-- Begin SUPPLIED DATA --

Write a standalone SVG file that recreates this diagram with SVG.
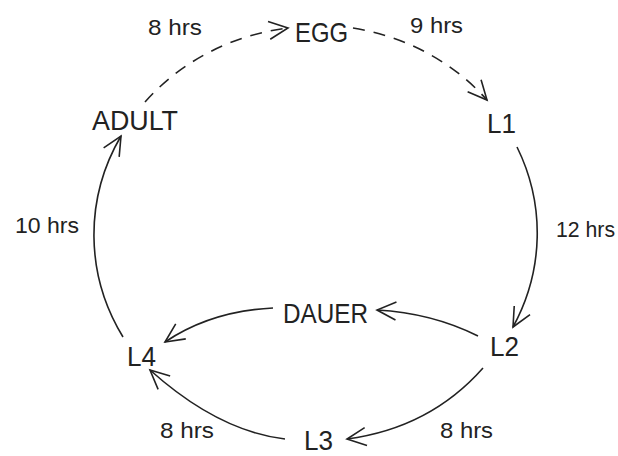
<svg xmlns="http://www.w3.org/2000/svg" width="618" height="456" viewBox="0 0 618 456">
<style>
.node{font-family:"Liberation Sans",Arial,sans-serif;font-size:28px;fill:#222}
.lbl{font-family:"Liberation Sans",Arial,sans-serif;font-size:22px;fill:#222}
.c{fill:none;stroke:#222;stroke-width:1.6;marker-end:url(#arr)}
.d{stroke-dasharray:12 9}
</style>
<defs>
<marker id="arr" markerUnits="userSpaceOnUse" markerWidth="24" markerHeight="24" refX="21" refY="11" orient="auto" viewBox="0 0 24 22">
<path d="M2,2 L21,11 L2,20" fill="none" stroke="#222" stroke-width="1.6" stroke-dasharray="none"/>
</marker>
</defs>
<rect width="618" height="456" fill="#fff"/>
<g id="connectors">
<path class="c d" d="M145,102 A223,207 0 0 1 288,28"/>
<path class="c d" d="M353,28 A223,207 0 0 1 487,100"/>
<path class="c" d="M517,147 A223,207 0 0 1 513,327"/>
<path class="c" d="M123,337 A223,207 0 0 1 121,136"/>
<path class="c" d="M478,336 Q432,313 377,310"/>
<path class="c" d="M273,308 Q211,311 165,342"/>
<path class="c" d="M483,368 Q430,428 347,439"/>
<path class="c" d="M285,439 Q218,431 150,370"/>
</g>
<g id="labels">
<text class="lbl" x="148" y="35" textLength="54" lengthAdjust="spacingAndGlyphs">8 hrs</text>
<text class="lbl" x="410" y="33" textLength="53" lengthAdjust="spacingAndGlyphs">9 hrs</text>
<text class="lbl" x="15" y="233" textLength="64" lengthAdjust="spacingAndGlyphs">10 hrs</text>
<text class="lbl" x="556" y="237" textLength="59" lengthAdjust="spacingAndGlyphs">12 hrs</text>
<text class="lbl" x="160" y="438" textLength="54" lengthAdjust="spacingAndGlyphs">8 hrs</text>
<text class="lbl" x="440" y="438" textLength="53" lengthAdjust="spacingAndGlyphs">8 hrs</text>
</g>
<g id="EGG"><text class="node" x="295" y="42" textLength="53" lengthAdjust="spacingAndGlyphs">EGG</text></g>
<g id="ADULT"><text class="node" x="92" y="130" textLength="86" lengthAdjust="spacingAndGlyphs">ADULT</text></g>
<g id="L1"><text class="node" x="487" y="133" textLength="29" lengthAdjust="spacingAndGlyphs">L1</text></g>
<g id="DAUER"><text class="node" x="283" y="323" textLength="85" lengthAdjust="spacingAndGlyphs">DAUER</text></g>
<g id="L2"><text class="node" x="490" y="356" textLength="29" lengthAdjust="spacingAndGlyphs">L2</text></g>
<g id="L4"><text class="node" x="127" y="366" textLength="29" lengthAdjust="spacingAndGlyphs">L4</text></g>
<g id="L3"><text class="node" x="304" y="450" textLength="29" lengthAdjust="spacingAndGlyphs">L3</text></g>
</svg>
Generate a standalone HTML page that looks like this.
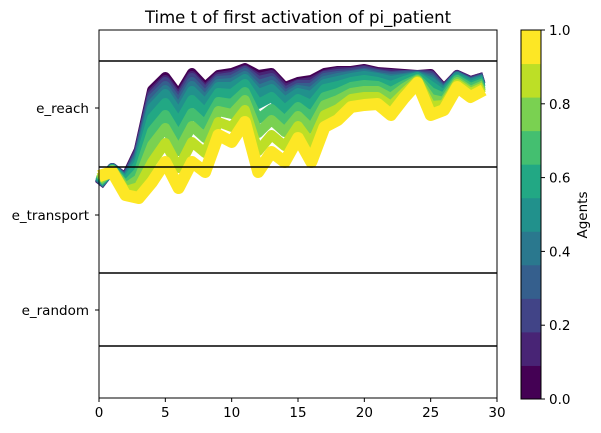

-- End SUPPLIED DATA --

Make an exact copy of all the material, but keep the pictures out of it.

* WRITTEN REPLY:
Write a standalone SVG file that recreates this diagram with SVG.
<svg xmlns="http://www.w3.org/2000/svg" width="618" height="456" viewBox="0 0 618 456">
<style>
.node{font-family:"Liberation Sans",Arial,sans-serif;font-size:28px;fill:#222}
.lbl{font-family:"Liberation Sans",Arial,sans-serif;font-size:22px;fill:#222}
.c{fill:none;stroke:#222;stroke-width:1.6;marker-end:url(#arr)}
.d{stroke-dasharray:12 9}
</style>
<defs>
<marker id="arr" markerUnits="userSpaceOnUse" markerWidth="24" markerHeight="24" refX="21" refY="11" orient="auto" viewBox="0 0 24 22">
<path d="M2,2 L21,11 L2,20" fill="none" stroke="#222" stroke-width="1.6" stroke-dasharray="none"/>
</marker>
</defs>
<rect width="618" height="456" fill="#fff"/>
<g id="connectors">
<path class="c d" d="M145,102 A223,207 0 0 1 288,28"/>
<path class="c d" d="M353,28 A223,207 0 0 1 487,100"/>
<path class="c" d="M517,147 A223,207 0 0 1 513,327"/>
<path class="c" d="M123,337 A223,207 0 0 1 121,136"/>
<path class="c" d="M478,336 Q432,313 377,310"/>
<path class="c" d="M273,308 Q211,311 165,342"/>
<path class="c" d="M483,368 Q430,428 347,439"/>
<path class="c" d="M285,439 Q218,431 150,370"/>
</g>
<g id="labels">
<text class="lbl" x="148" y="35" textLength="54" lengthAdjust="spacingAndGlyphs">8 hrs</text>
<text class="lbl" x="410" y="33" textLength="53" lengthAdjust="spacingAndGlyphs">9 hrs</text>
<text class="lbl" x="15" y="233" textLength="64" lengthAdjust="spacingAndGlyphs">10 hrs</text>
<text class="lbl" x="556" y="237" textLength="59" lengthAdjust="spacingAndGlyphs">12 hrs</text>
<text class="lbl" x="160" y="438" textLength="54" lengthAdjust="spacingAndGlyphs">8 hrs</text>
<text class="lbl" x="440" y="438" textLength="53" lengthAdjust="spacingAndGlyphs">8 hrs</text>
</g>
<g id="EGG"><text class="node" x="295" y="42" textLength="53" lengthAdjust="spacingAndGlyphs">EGG</text></g>
<g id="ADULT"><text class="node" x="92" y="130" textLength="86" lengthAdjust="spacingAndGlyphs">ADULT</text></g>
<g id="L1"><text class="node" x="487" y="133" textLength="29" lengthAdjust="spacingAndGlyphs">L1</text></g>
<g id="DAUER"><text class="node" x="283" y="323" textLength="85" lengthAdjust="spacingAndGlyphs">DAUER</text></g>
<g id="L2"><text class="node" x="490" y="356" textLength="29" lengthAdjust="spacingAndGlyphs">L2</text></g>
<g id="L4"><text class="node" x="127" y="366" textLength="29" lengthAdjust="spacingAndGlyphs">L4</text></g>
<g id="L3"><text class="node" x="304" y="450" textLength="29" lengthAdjust="spacingAndGlyphs">L3</text></g>
</svg>
Generate a standalone HTML page that looks like this.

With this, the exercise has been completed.